Já o jornal francês Le Monde disse, em seu editorial, que a condenação de Lula em segunda instância é resultado de “um mal-estar crescente desde o controverso impeachment da presidenta Dilma Rouseff, herdeira e sucessora de Lula”. “A desgraça de Lula mostra um espetáculo lamentável de um velho mundo político em decadência”, acrescentou o jornal, que ainda lembrou da acusação de corrupção passiva que pesa sobre o presidente ilegítimo, Michel Temer: “Até agora, o chefe de Estado conseguiu suspender os processos na Justiça que o visam negociando favores com parlamentares que também são alvo do Judiciário”, disse o periódico francês no editorial.

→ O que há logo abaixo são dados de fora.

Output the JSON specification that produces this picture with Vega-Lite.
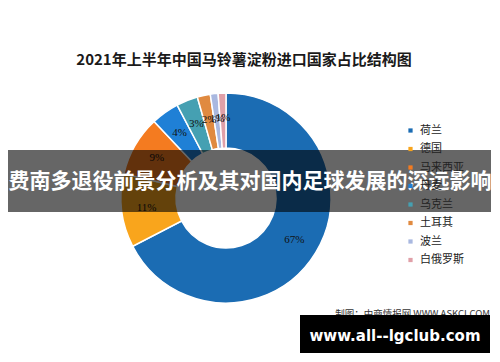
{
  "$schema": "https://vega.github.io/schema/vega-lite/v6.json",
  "width": 496,
  "height": 282,
  "autosize": {"type": "none"},
  "padding": {"left": 1, "top": 40, "right": 3, "bottom": 40},
  "background": "white",
  "config": {"view": {"stroke": "#a0a0a0", "strokeWidth": 1}},
  "title": {
    "text": "2021年上半年中国马铃薯淀粉进口国家占比结构图",
    "font": "Noto Sans CJK SC",
    "fontSize": 15,
    "fontWeight": "bold",
    "color": "#1a1a1a",
    "anchor": "middle",
    "frame": "group",
    "offset": -28,
    "dx": -5
  },
  "layer": [
    {
      "data": {
        "values": [
          {"idx": 1, "country": "荷兰", "value": 67.4, "label": "67%"},
          {"idx": 2, "country": "德国", "value": 11.3, "label": "11%"},
          {"idx": 3, "country": "马来西亚", "value": 9.3, "label": "9%"},
          {"idx": 4, "country": "丹麦", "value": 4.3, "label": "4%"},
          {"idx": 5, "country": "乌克兰", "value": 3.3, "label": "3%"},
          {"idx": 6, "country": "土耳其", "value": 2.0, "label": "2%"},
          {"idx": 7, "country": "波兰", "value": 1.2, "label": "1%"},
          {"idx": 8, "country": "白俄罗斯", "value": 1.2, "label": "1%"}
        ]
      },
      "layer": [
        {
          "mark": {"type": "arc", "innerRadius": 50, "outerRadius": 105, "stroke": "white", "strokeWidth": 1.5, "x": 225, "y": 158},
          "encoding": {
            "theta": {"field": "value", "type": "quantitative", "stack": true},
            "order": {"field": "idx", "type": "quantitative"},
            "color": {
              "field": "country",
              "type": "nominal",
              "sort": ["荷兰", "德国", "马来西亚", "丹麦", "乌克兰", "土耳其", "波兰", "白俄罗斯"],
              "scale": {
                "domain": ["荷兰", "德国", "马来西亚", "丹麦", "乌克兰", "土耳其", "波兰", "白俄罗斯"],
                "range": ["#1b6cb3", "#f9a51c", "#f47b20", "#1f80d6", "#45a0b2", "#e08a40", "#a9b8e0", "#e0a0a8"]
              },
              "legend": {
                "orient": "none",
                "legendX": 404,
                "legendY": 85,
                "title": null,
                "symbolType": "square",
                "symbolSize": 18,
                "symbolStrokeWidth": 0,
                "labelFont": "Noto Sans CJK SC",
                "labelFontSize": 11,
                "labelColor": "#222222",
                "rowPadding": 6.5,
                "labelOffset": 4
              }
            }
          }
        },
        {
          "mark": {"type": "text", "radius": 80, "x": 225, "y": 158, "font": "Liberation Serif", "fontSize": 11, "color": "#111111"},
          "encoding": {
            "theta": {"field": "value", "type": "quantitative", "stack": true},
            "order": {"field": "idx", "type": "quantitative"},
            "detail": {"field": "country", "type": "nominal"},
            "text": {"field": "label", "type": "nominal"}
          }
        }
      ]
    },
    {
      "data": {"values": [{"src": "制图：中商情报网 WWW.ASKCI.COM"}]},
      "mark": {"type": "text", "x": 489, "y": 274, "align": "right", "baseline": "middle", "font": "Noto Sans CJK SC", "fontSize": 9.5, "color": "#333333"},
      "encoding": {"text": {"field": "src", "type": "nominal"}}
    },
    {
      "data": {"values": [{"t": "费南多退役前景分析及其对国内足球发展的深远影响"}]},
      "layer": [
        {
          "mark": {"type": "rect", "x": 7, "x2": 490, "y": 110, "y2": 172, "fill": "black", "opacity": 0.6},
          "encoding": {}
        },
        {
          "mark": {"type": "text", "x": 249, "y": 142, "align": "center", "baseline": "middle", "font": "Noto Sans CJK SC", "fontWeight": "bold", "fontSize": 21, "color": "white"},
          "encoding": {"text": {"field": "t", "type": "nominal"}}
        }
      ]
    },
    {
      "data": {"values": [{"t": "www.all--lgclub.com"}]},
      "layer": [
        {
          "mark": {"type": "rect", "x": 299, "x2": 489, "y": 275, "y2": 313, "fill": "black", "clip": false},
          "encoding": {}
        },
        {
          "mark": {"type": "text", "x": 394, "y": 296, "align": "center", "baseline": "middle", "font": "DejaVu Sans", "fontWeight": "bold", "fontSize": 15, "color": "white"},
          "encoding": {"text": {"field": "t", "type": "nominal"}}
        }
      ]
    }
  ]
}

Ainda na França, Lula recebeu o apoio de Jean-Luc Mélenchon, líder do Movimento França Insubmissa e quarto candidato mais votado nas eleições presidenciais francesas de 2017. Para Melénchon, "os corruptos que governam o Brasil por assalto fizeram condenar Lula" e Temer é corruputo "até a medula dos ossos".
Processo fraudulento – O Consejo Latinoamericano de Ciencias Sociales (CLACSO) expressou, por meio do secretário-executivo Pablo Gentili, sua solidariedade ao ex-presidente. “Rechaçamos o uso da Justiça como mecanismo de um processo fraudulento para impedir que Lula seja candidato nas próximas eleições presidenciais”. Gentili, no texto, chama a atenção para um processo de “judicialização da política” mundial, não só no Brasil. “Vivemos uma fase nefasta de enorme fragilidade democrática no Brasil e em toda a América Latina”, diz o secretário-executivo do CLACSO, instituição internacional não-governamental associada à Unesco (Organização das Nações Unidas para a Educação, a Ciência e a Cultura) que reúne 623 centros de pesquisa e pós-graduação em Ciências Sociais em 48 países da América Latina e outros continentes.
O presidente do Partido de Esquerda Europeu, Gregor Gysi, a Frente Farabundo Martí para la Liberácion Nacional (FMLN), de El Salvador, e a Central Bolivariana Socialista de Trabajadores, da Venezuela, também manifestaram, por meio de nota, seu apoio ao ex-presidente Lula.